Saturday, August 16, 2008

Industrial output rose in July at a slightly better pace than expected as a further rebound in the auto industry offset a big plunge in output at the nation’s utilities.

The Federal Reserve reported Friday that industrial production edged up 0.2 percent last month. That was half the pace of the 0.4 percent gain in June, but it did surpass analysts’ expectations for flat production in July.

The increase reflected a 0.4 percent gain in output at manufacturing plants. Motor vehicles and parts showed the biggest increase in manufacturing, advancing for a third straight month.

These gains were not seen as signaling a sustained rebound, however, given the problems facing the auto industry this year. Instead, the rebound in auto activity was viewed as a temporary improvement because a strike ended at parts supplier American Axle.

Even with the recent gains, production at auto plants remained 10.4 percent below where it was a year ago as automakers struggle with slumping demand due to the weak economy and the big spike in gas prices, which has hurt sales of their once-popular sport utility vehicles.



The modest increases in June and July production had followed three straight monthly declines. The manufacturing sector has been battered by the prolonged slump in housing and the multiple problems in the auto industry. Many economists viewed the slight strength in the past two months as temporary given what’s ailing the broader economy.

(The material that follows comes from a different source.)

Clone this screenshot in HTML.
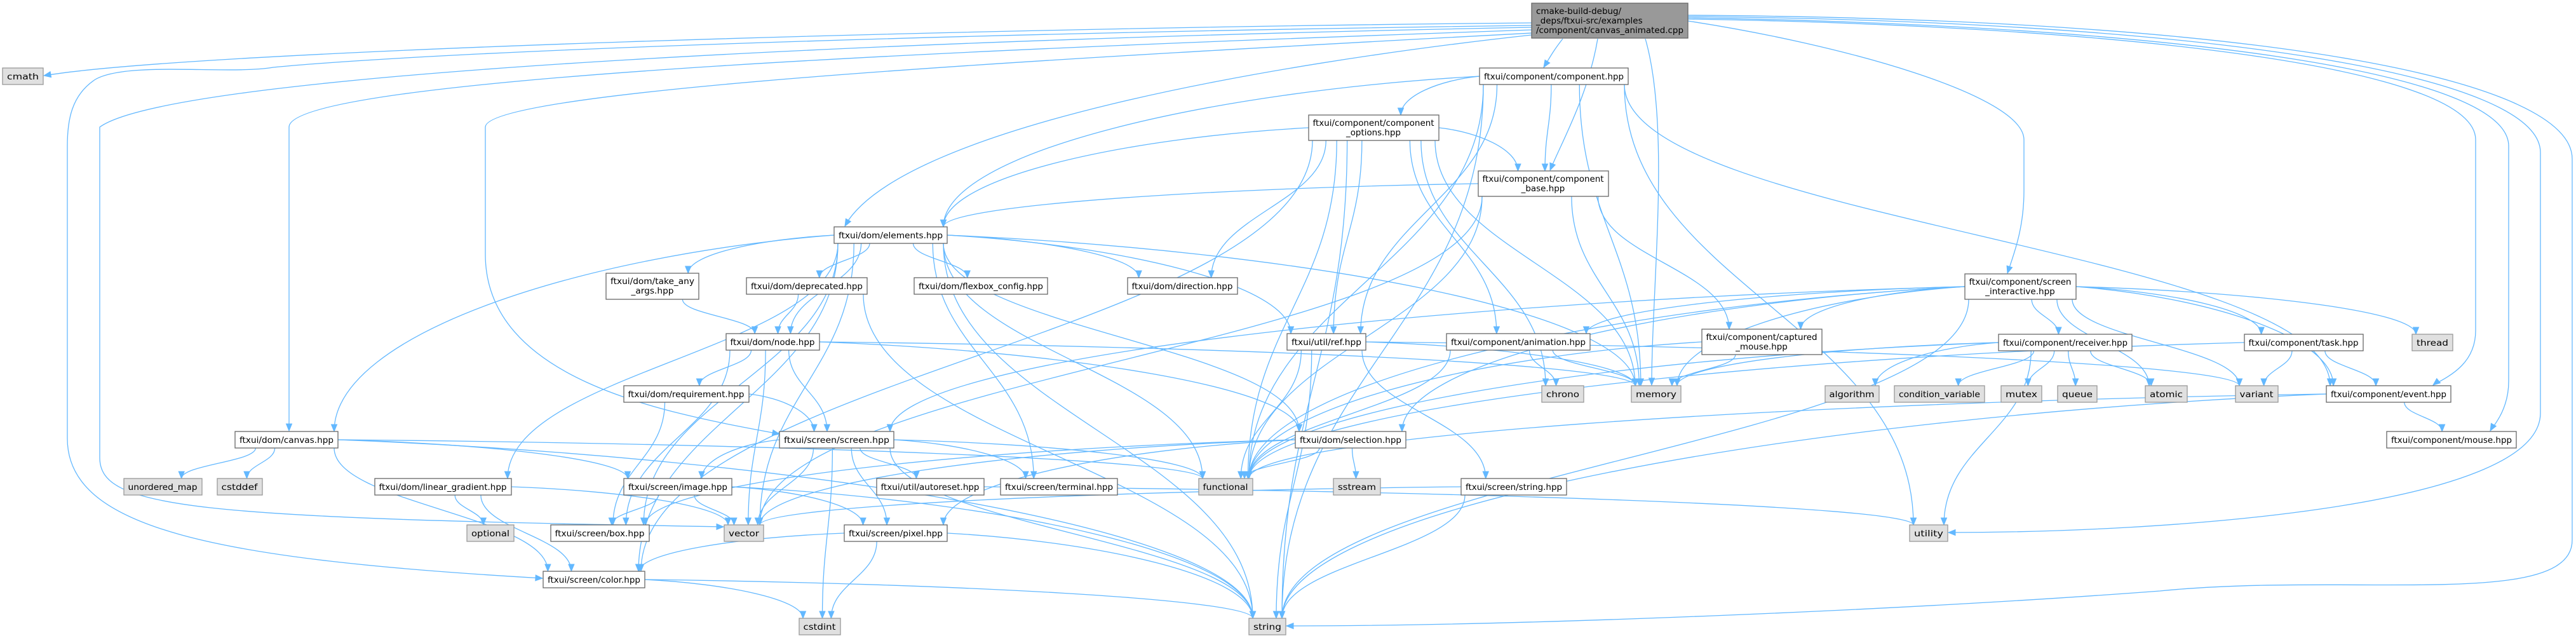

“Unfortunately, housing activity continues to worsen, job losses continue, inflation is rampant, credit is more difficult to obtain and firms remain cautious about capital investments,” said Daniel Meckstroth, chief economist for the Manufacturers Alliance/MAPI. “We think manufacturing will remain in a slow, shallow, downward trend until early 2009.”

Other analysts noted the industries that did well in July were for the most part connected to exports, which have been booming this year as declines in the dollar have boosted the competitiveness of U.S. products in foreign markets.